Versatile and healthful, almonds are delicious eaten whole as snacks or as crunchy additions to breads, desserts, salads and cooked dishes. The U.S. Food and Drug Administration says that eating nuts as part of a healthful diet may lessen your chances of developing heart problems. Keep your almonds wholesome and fresh by storing them properly.
Proper storage will reduce the chance of almonds becoming rancid or contaminated by bacteria or insects. According to the University of California Agriculture and Natural Resources, rancid almonds will not hurt you, but they have a bitter, unpleasant taste. Salmonella and other harmful bacteria sometimes contaminate improperly handled and stored almonds. Improper storage conditions also allow insects to infest almonds.

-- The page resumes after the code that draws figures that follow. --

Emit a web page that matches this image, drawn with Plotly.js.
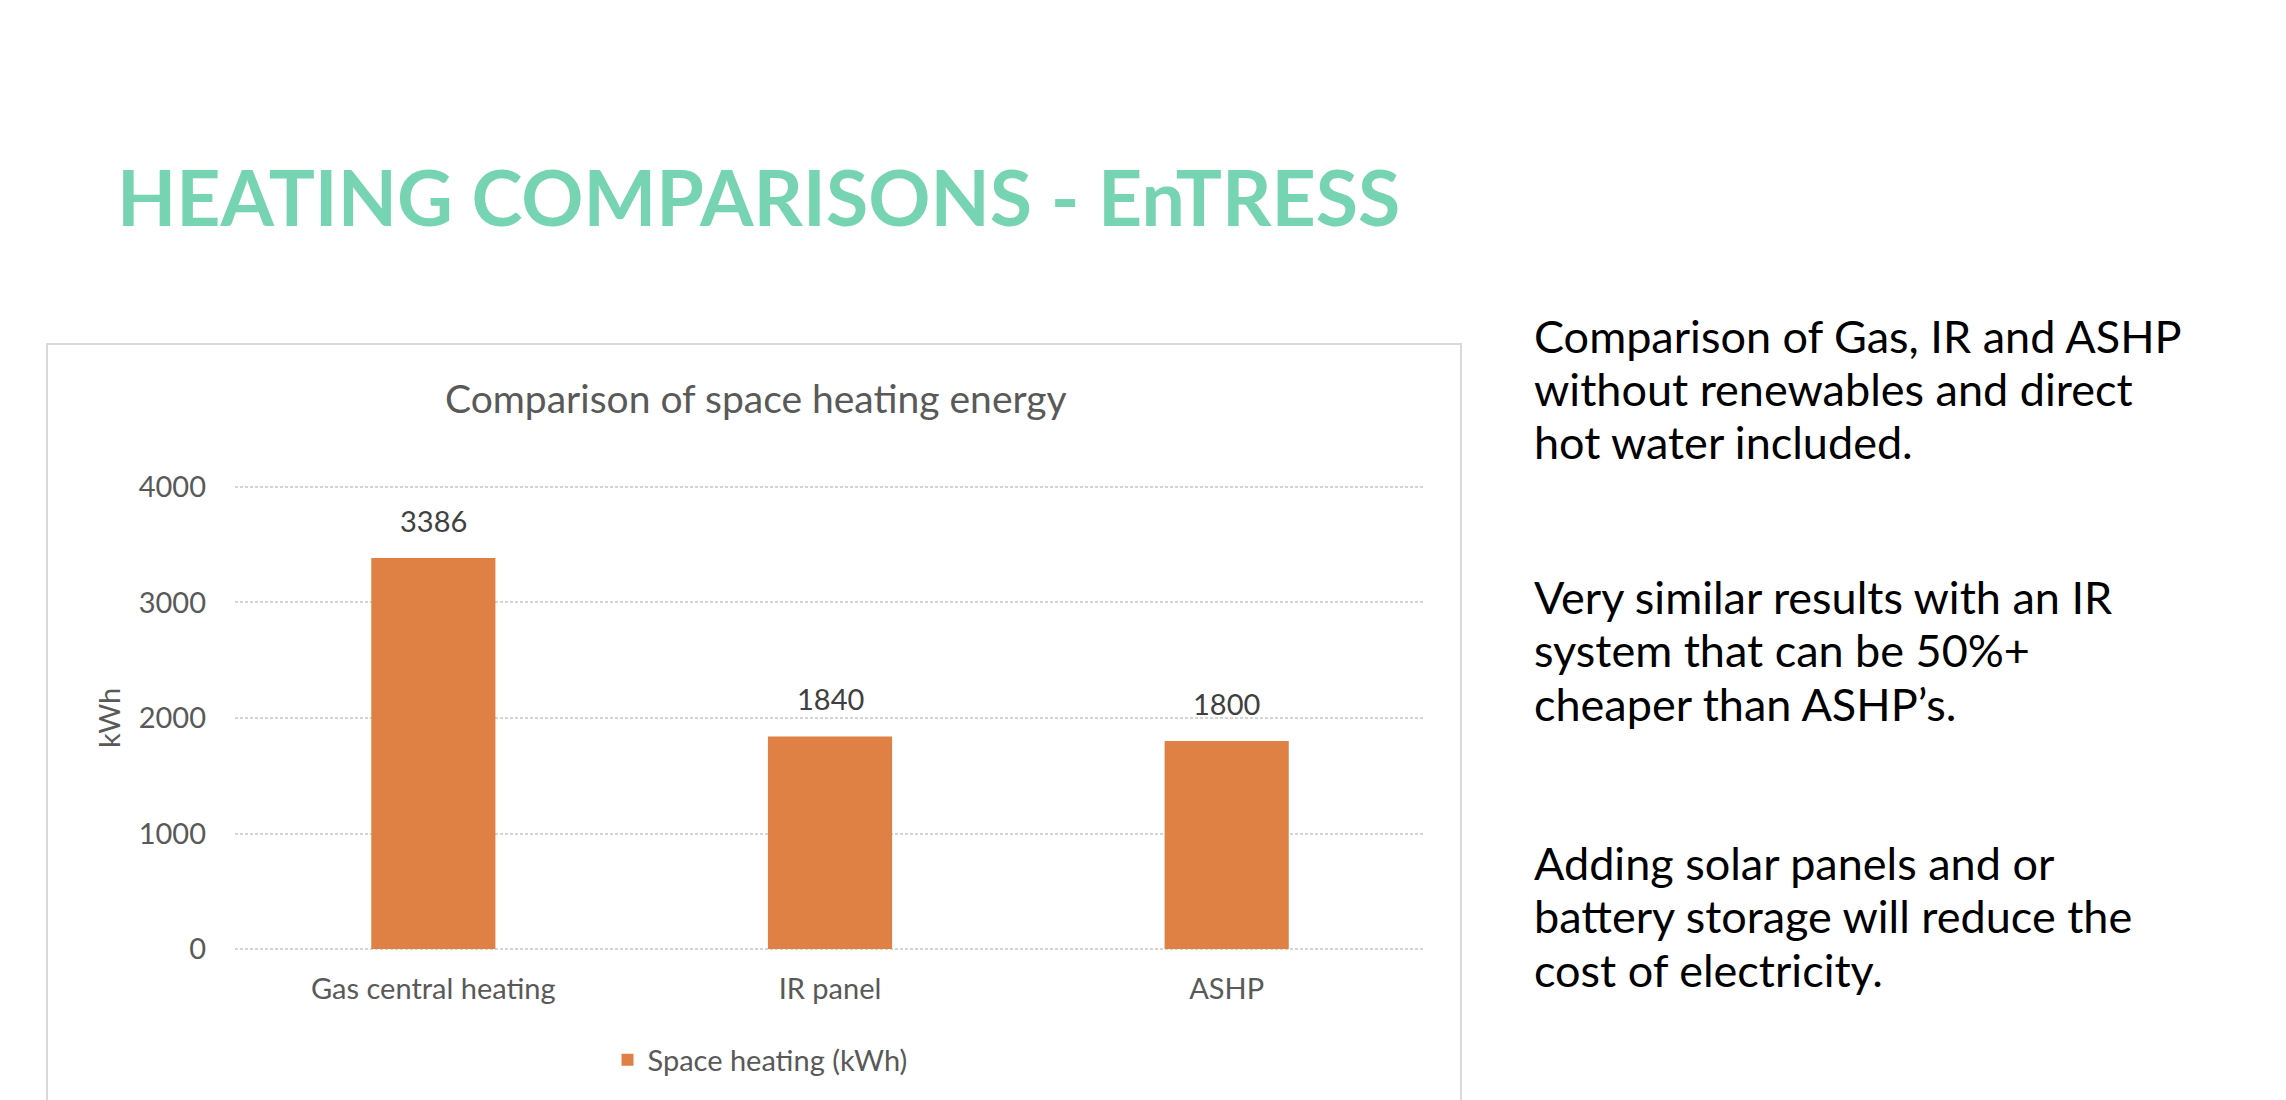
<!DOCTYPE html>
<html>
<head>
<meta charset="utf-8">
<script src="https://cdn.plot.ly/plotly-3.0.1.min.js"></script>
<style>
  html, body { margin: 0; padding: 0; background: #ffffff; }
  #plot { width: 2286px; height: 1100px; }
</style>
</head>
<body>
<div id="plot"></div>
<script>
var categories = ["Gas central heating", "IR panel", "ASHP"];
var heating = [3386, 1840, 1800];
var seriesName = "Space heating (kWh)";
var yTicks = [0, 1000, 2000, 3000, 4000];

var notes = [
    ["Comparison of Gas, IR and ASHP", "without renewables and direct", "hot water included."],
    ["Very similar results with an IR", "system that can be 50%+", "cheaper than ASHP\u2019s."],
    ["Adding solar panels and or", "battery storage will reduce the", "cost of electricity."]
];

var W = 2286, H = 1100;
function px(x) { return x / W; }
function py(y) { return (H - y) / H; }

var grey = "#595959";

var trace = {
    x: categories,
    y: heating,
    type: "bar",
    name: seriesName,
    marker: {color: "#DF8044"},
    hoverinfo: "none"
};

// value labels above each bar
var valueLabels = categories.map((c, i) => ({
    x: c, y: heating[i], xref: "x", yref: "y",
    text: String(heating[i]),
    showarrow: false, yanchor: "bottom", yshift: 18,
    font: {family: "Lato", size: 29, color: "#404040"}
}));

// side text, one annotation per line so the line spacing can be set
var noteY = [389, 650, 916];
var lineGap = 53.5;
var noteLabels = [];
notes.forEach((lines, i) => {
    lines.forEach((t, j) => {
        noteLabels.push({
            x: px(1532), y: py(noteY[i] + (j - 1) * lineGap), xref: "paper", yref: "paper",
            xanchor: "left", yanchor: "middle", align: "left",
            text: t, showarrow: false,
            font: {family: "Lato", size: 45, color: "#000000"}
        });
    });
});

var layout = {
    width: W, height: H,
    margin: {l: 0, r: 0, t: 0, b: 0},
    paper_bgcolor: "#ffffff",
    plot_bgcolor: "#ffffff",
    bargap: 0.687,
    title: {
        text: "HEATING COMPARISONS - EnTRESS",
        x: px(117), xanchor: "left", xref: "paper",
        y: py(199), yanchor: "middle", yref: "paper",
        font: {family: "Lato", size: 77, weight: 700, color: "#77D4B2"}
    },
    xaxis: {
        domain: [px(235), px(1425)],
        showgrid: false, zeroline: false, showline: false,
        ticks: "", ticklabelstandoff: 19,
        tickfont: {family: "Lato", size: 29, color: grey}
    },
    yaxis: {
        domain: [py(950.2), py(485.8)],
        range: [-10, 4010],
        tickvals: yTicks,
        showgrid: true, gridcolor: "#D4D4D4", gridwidth: 2, griddash: "3px,2px",
        zeroline: false, showline: false,
        ticks: "", ticklabelstandoff: 28,
        tickfont: {family: "Lato", size: 29, color: grey}
    },
    showlegend: true,
    legend: {
        orientation: "h",
        x: px(760), xanchor: "center",
        y: py(1060), yanchor: "middle",
        font: {family: "Lato", size: 29, color: grey},
        bgcolor: "rgba(0,0,0,0)"
    },
    shapes: [{
        type: "rect", xref: "paper", yref: "paper",
        x0: px(47), x1: px(1461), y0: py(1110), y1: py(344),
        line: {color: "#D9D9D9", width: 2},
        layer: "below"
    }],
    annotations: [
        {
            x: px(756), y: py(398), xref: "paper", yref: "paper",
            xanchor: "center", yanchor: "middle",
            text: "Comparison of space heating energy", showarrow: false,
            font: {family: "Lato", size: 39, color: grey}
        },
        {
            x: px(108), y: py(718), xref: "paper", yref: "paper",
            xanchor: "center", yanchor: "middle", textangle: -90,
            text: "kWh", showarrow: false,
            font: {family: "Lato", size: 29, color: grey}
        }
    ].concat(valueLabels, noteLabels)
};

Plotly.newPlot("plot", [trace], layout, {staticPlot: true});
</script>
</body>
</html>
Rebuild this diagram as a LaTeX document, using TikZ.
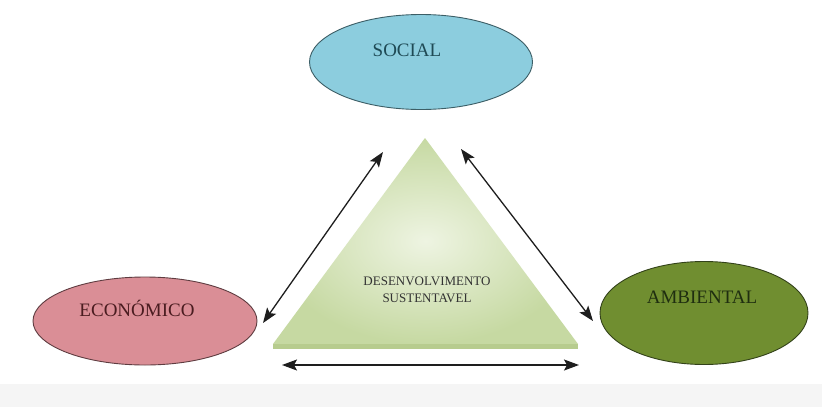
\documentclass[tikz,border=0pt]{standalone}
\usepackage{fontspec}
\setmainfont{Liberation Serif}
\usetikzlibrary{shapes.geometric,arrows.meta}

\definecolor{socialfill}{HTML}{8CCDDE}
\definecolor{socialline}{HTML}{3C5E66}
\definecolor{socialtext}{HTML}{1F4A55}
\definecolor{ecofill}{HTML}{DA8E96}
\definecolor{ecoline}{HTML}{5E3C40}
\definecolor{ecotext}{HTML}{4A1C20}
\definecolor{ambfill}{HTML}{708E30}
\definecolor{ambline}{HTML}{33421A}
\definecolor{ambtext}{HTML}{1F2E10}
\definecolor{trilight}{HTML}{EEF4E2}
\definecolor{tridark}{HTML}{C6D9A2}
\definecolor{triedge}{HTML}{B7CC8E}
\definecolor{arrowgray}{HTML}{1E1E1E}
\definecolor{floorgray}{HTML}{F5F5F5}

\begin{document}
\begin{tikzpicture}[x=1pt,y=-1pt,
  oval/.style={ellipse,line width=0.9pt,inner sep=0pt},
  ovaltext/.style={font=\fontsize{19}{21}\selectfont,inner sep=0pt},
  tip/.tip={Stealth[length=15pt,width=11pt,inset=3pt]},
  link/.style={tip-tip,line width=1.3pt,draw=arrowgray}]

% white page, light floor strip at the bottom
\useasboundingbox (0,0) rectangle (822,407);
\fill[white] (0,0) rectangle (822,407);
\fill[floorgray] (0,384) rectangle (822,407);

% the three ovals
\node[oval,draw=socialline,fill=socialfill,minimum width=223pt,minimum height=95pt]
  (social) at (421,62) {};
\node[ovaltext,text=socialtext] (socialtxt) at ([xshift=-14pt,yshift=12pt]social.center) {SOCIAL};

\node[oval,draw=ecoline,fill=ecofill,minimum width=224pt,minimum height=88pt]
  (eco) at (145,321) {};
\node[ovaltext,text=ecotext] (ecotxt) at ([xshift=-8pt,yshift=13pt]eco.center) {ECONÓMICO};

\node[oval,draw=ambline,fill=ambfill,minimum width=208pt,minimum height=103pt]
  (amb) at (704,313) {};
\node[ovaltext,text=ambtext] (ambtxt) at ([xshift=-2pt,yshift=16pt]amb.center) {AMBIENTAL};

% triangle in the middle, with a darker rim along its base
\coordinate (apex) at (425,138);
\coordinate (baseL) at (273,344);
\coordinate (baseR) at (578,344);
\shade[inner color=trilight,outer color=tridark] (apex) -- (baseR) -- (baseL) -- cycle;
\fill[triedge] (baseL) -- (baseR) -- ([yshift=-5pt]baseR) -- ([yshift=-5pt]baseL) -- cycle;
\node[font=\fontsize{13}{17}\selectfont,align=center,text=black!80] (dev) at (427,290)
  {DESENVOLVIMENTO\\SUSTENTAVEL};

% ends of the arrows
\coordinate (socL) at (383,152);
\coordinate (socR) at (461,149);
\coordinate (ecoR) at (263,323);
\coordinate (ambL) at (593,321);
\coordinate (floorL) at (282,365);
\coordinate (floorR) at (579,365);

% arrows
\draw[link] (socL) -- (ecoR);
\draw[link] (socR) -- (ambL);
\draw[link] (floorL) -- (floorR);

\end{tikzpicture}
\end{document}
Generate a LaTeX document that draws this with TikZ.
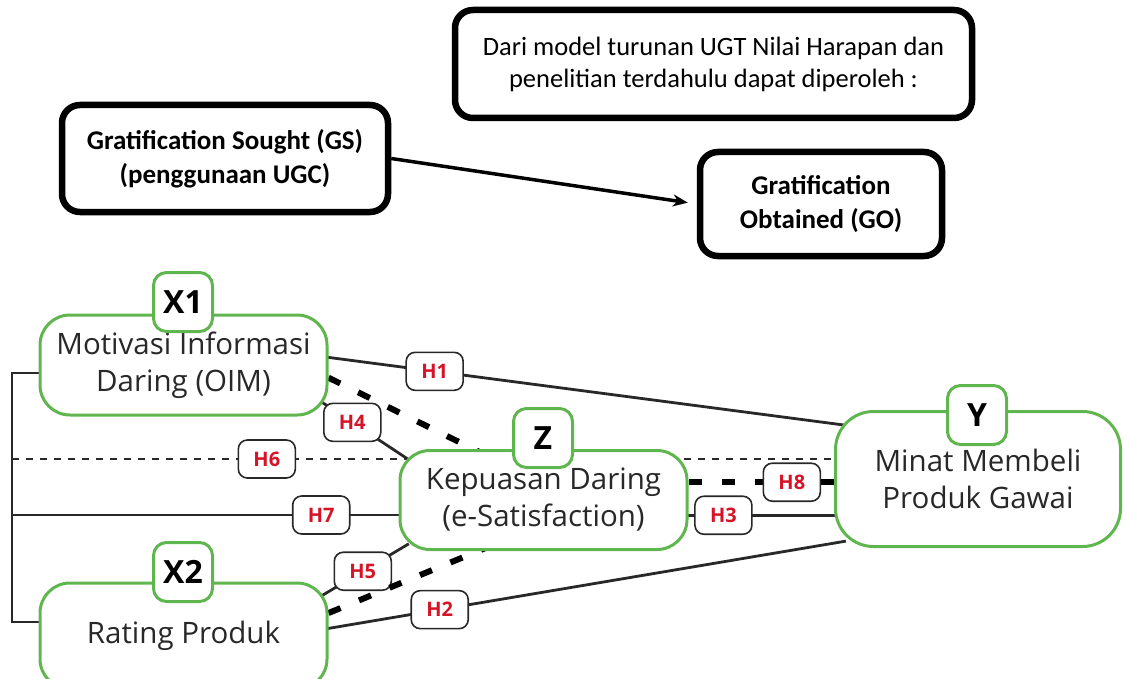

Store almonds in a cool place with less than 65 percent relative humidity and protect them from sunlight. Keep them in tightly closed containers to prevent them from insect infestation and from absorbing unpleasant odors. Airtight containers are essential to keep moisture out and prevent mold for freezer storage.
Temperatures and Times
Store almonds in the shell up to eight months at an indoor temperature of 68 degrees Fahrenheit. Keep them for 12 months or longer at a refrigerator temperature of 40 degrees Fahrenheit or lower. Store shelled almonds about two months at room temperature or up to a year at 40 degrees Fahrenheit. Keep them safely for a year or more at a freezer temperature of 0 degrees Fahrenheit. Store slivered or sliced almonds in the freezer to maintain freshness because they do not keep as long as whole nuts.
Home-grown almonds require special preparation before storage. Use strict sanitation when handling the almonds. Dry newly harvested almonds outdoors by scattering them in a single layer on top of a clean screen supported off the ground. Cover them with a second screen to prevent contamination. Put them in a covered area if it rains. Allow them to dry until the nuts are completely hard when you crack the shells. Freeze them for 48 hours at 0 degrees Fahrenheit to kill insects, if you plan on room-temperature storage.